◆ YOUR OBJECTIVE ◆
In the material below, please retype the lines from the very first through the one with "plt.rcParams['font.family'] = ['Lato', 'DejaVu", exactly and without pictures.
===== DATA SECTION
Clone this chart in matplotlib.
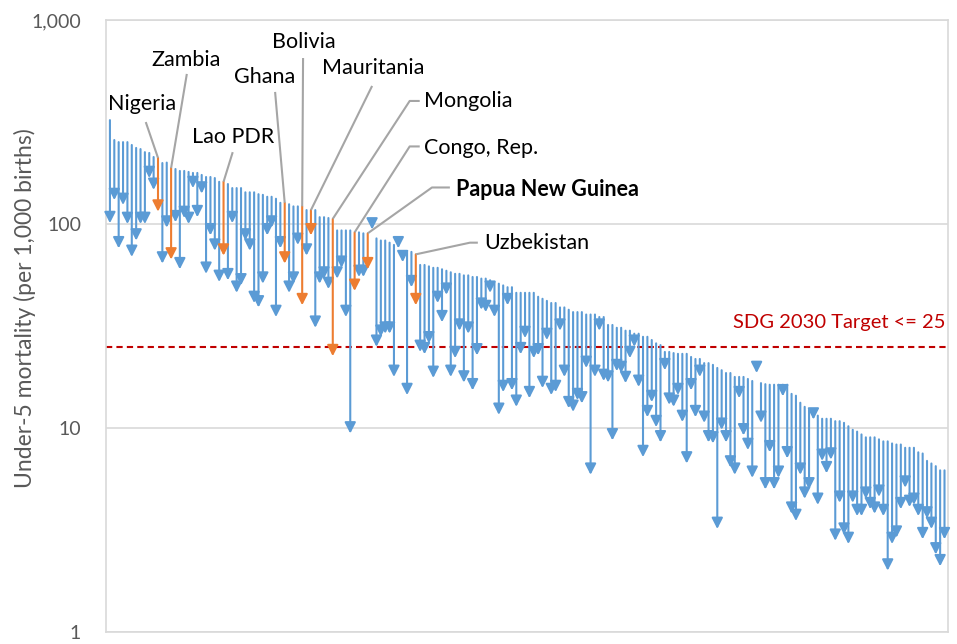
import matplotlib.pyplot as plt
from matplotlib.ticker import NullLocator

plt.rcParams['font.family'] = ['Lato', 'DejaVu Sans']

# under-5 mortality per 1,000 births: first year (line top) and latest year (arrow tip)
rate_start = [
    323, 258, 252, 252, 252, 244, 236, 233, 225, 223,
    213, 211, 199, 200, 188, 186, 182, 182, 180, 178,
    178, 174, 170, 170, 168, 161, 161, 157, 150, 150,
    150, 143, 143, 143, 140, 139, 136, 136, 133, 127,
    127, 125, 122, 122, 122, 117, 117, 117, 108, 108,
    107, 106, 93, 93, 93, 93, 91, 91, 90, 90,
    100, 85, 83, 83, 81, 79, 81, 73, 73, 73,
    71, 63, 63, 62, 61, 61, 60, 59, 58, 57,
    57, 56, 56, 55, 55, 54, 54, 53, 52, 51,
    50, 49, 49, 46, 46, 46, 46, 46, 44, 43,
    42, 41, 41, 39, 39, 38, 37, 37, 37, 36,
    36, 36, 35, 35, 32, 32, 31, 31, 30, 30,
    29, 29, 28, 28, 27, 26, 25.5, 23.6, 23.6, 23.3,
    23.1, 23.1, 23.1, 22.3, 21.8, 21.8, 20.8, 20.8, 20.4, 19.7,
    19.2, 18.6, 18.6, 17.8, 17.8, 17.8, 17.4, 17.0, 20.8, 16.6,
    16.4, 16.3, 16.3, 16.3, 16.3, 16.3, 14.7, 14.4, 13.3, 12.7,
    12.3, 12.0, 11.5, 11.1, 11.1, 11.1, 10.8, 10.8, 10.6, 10.2,
    9.8, 9.6, 9.3, 9.0, 9.0, 9.0, 8.8, 8.6, 8.6, 8.4,
    8.3, 8.3, 8.0, 8.0, 8.0, 7.6, 7.5, 6.9, 6.7, 6.5,
    6.2, 6.2,
]
rate_end = [
    101, 131, 76, 124, 100, 69, 83, 100, 100, 168,
    147, 115, 64, 96, 67, 102, 60, 107, 100, 150,
    108, 141, 57, 88, 74, 52, 70, 53, 101, 46,
    50, 83, 74, 41, 39, 51, 88, 96, 35, 76,
    64, 46, 51, 79, 40, 70, 88, 31, 51, 54,
    48, 22.5, 54, 61, 35, 9.4, 47, 55, 55, 60,
    94, 25, 28, 29, 29, 17.8, 76, 65, 14.5, 49,
    40, 23.6, 23, 26, 17.6, 41, 33, 45, 17.8, 22,
    30, 16.7, 29, 15.3, 22.7, 38, 37, 46, 35, 11.6,
    15, 40, 15.3, 12.7, 23, 27.6, 14, 22, 22.7, 15.7,
    27, 14.5, 15, 30, 17.8, 12.5, 12, 13.7, 13.2, 19.7,
    5.9, 17.8, 30, 17, 16.7, 8.7, 19, 18.6, 16.6, 22,
    25, 15.9, 7.2, 11.3, 13.4, 10.1, 8.5, 19.2, 13, 12.7,
    14.5, 10.7, 6.7, 15.3, 11.3, 17.8, 10.6, 8.5, 8.4, 3.2,
    9.8, 8.5, 6.4, 5.9, 14, 9.2, 7.8, 5.7, 18.6, 10.6,
    5.0, 7.6, 5.0, 5.7, 14.3, 7.1, 3.8, 3.5, 5.9, 4.5,
    5.0, 11.0, 4.2, 6.9, 6.0, 7.0, 2.8, 4.3, 3.0, 2.7,
    4.3, 3.7, 3.7, 4.5, 4.0, 3.8, 4.6, 3.7, 2.0, 2.7,
    2.9, 4.0, 5.1, 4.1, 4.2, 3.7, 2.85, 3.6, 3.2, 2.4,
    2.1, 2.85,
]

# highlighted countries and their position in the series
named = ['Nigeria', 'Zambia', 'Lao PDR', 'Ghana', 'Bolivia', 'Mauritania',
         'Mongolia', 'Congo, Rep.', 'Papua New Guinea', 'Uzbekistan']
named_idx = [11, 14, 26, 40, 44, 46, 51, 56, 59, 70]

target = 25

BLUE = '#5b9bd5'
ORANGE = '#ed7d31'
GREY = '#a5a5a5'
TXT = '#595959'

fig = plt.figure(figsize=(9.57, 6.44), dpi=100)
ax = fig.add_axes([106 / 957, 12 / 644, 842 / 957, 612 / 644])
ax.set_yscale('log')
ax.set_ylim(1, 1000)
ax.set_xlim(-0.9, len(rate_start) - 0.2)

for i, (a, b) in enumerate(zip(rate_start, rate_end)):
    c = ORANGE if i in named_idx else BLUE
    ax.annotate('', xy=(i, b), xytext=(i, a),
                arrowprops=dict(arrowstyle='-|>,head_length=0.65,head_width=0.33',
                                color=c, lw=1.5, shrinkA=0, shrinkB=0,
                                mutation_scale=10),
                zorder=4 if c == ORANGE else 3)

ax.axhline(target, color='#c00000', lw=1.5, ls=(0, (3, 2)), zorder=2)
ax.text(len(rate_start) - 0.8, 33, 'SDG 2030 Target <= 25', color='#c00000',
        fontsize=14.5, ha='right', va='center')

# label text position and leader bend points, in data coordinates
label_pos = {
    'Nigeria': ((-0.5, 387), [(8.2, 316)]),
    'Zambia': ((9.6, 637), [(17.6, 544)]),
    'Lao PDR': ((18.8, 267), [(28.1, 225)]),
    'Ghana': ((28.4, 526), [(37.8, 444)]),
    'Bolivia': ((37.1, 780), [(44.2, 651)]),
    'Mauritania': ((48.5, 582), [(60, 475)]),
    'Mongolia': ((71.9, 401), [(70.9, 401), (68.6, 401)]),
    'Congo, Rep.': ((71.9, 235), [(70.9, 240), (68.6, 240)]),
    'Papua New Guinea': ((79.2, 148), [(77.8, 151), (73.7, 151)]),
    'Uzbekistan': ((85.6, 81), [(84.2, 81), (82.4, 81)]),
}
for name, idx in zip(named, named_idx):
    (tx, ty), pts = label_pos[name]
    xs = [p[0] for p in pts] + [idx]
    ys = [p[1] for p in pts] + [rate_start[idx]]
    ax.plot(xs, ys, color=GREY, lw=1.5, zorder=5, solid_capstyle='butt')
    ax.text(tx, ty, name, fontsize=15.5, va='center', ha='left', color='black',
            fontweight='bold' if name == 'Papua New Guinea' else 'normal')

ax.set_yticks([1, 10, 100, 1000])
ax.set_yticklabels(['1', '10', '100', '1,000'])
ax.yaxis.set_minor_locator(NullLocator())
ax.set_xticks([])
ax.tick_params(axis='y', length=0, pad=18, labelsize=14, labelcolor=TXT)
ax.grid(axis='y', color='#d9d9d9', lw=1.2)
ax.set_axisbelow(True)
for s in ax.spines.values():
    s.set_color('#d9d9d9')
    s.set_linewidth(1.2)

ax.set_ylabel('Under-5 mortality (per 1,000 births)', fontsize=16.5, color=TXT)
ax.yaxis.set_label_coords(-0.083, 0.53)

fig.savefig('out.png', dpi=100)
==========
◆ SOLUTION TO THIS PROBLEM ◆
Clone this chart in matplotlib.
import matplotlib.pyplot as plt
from matplotlib.ticker import NullLocator

plt.rcParams['font.family'] = ['Lato', 'DejaVu Sans']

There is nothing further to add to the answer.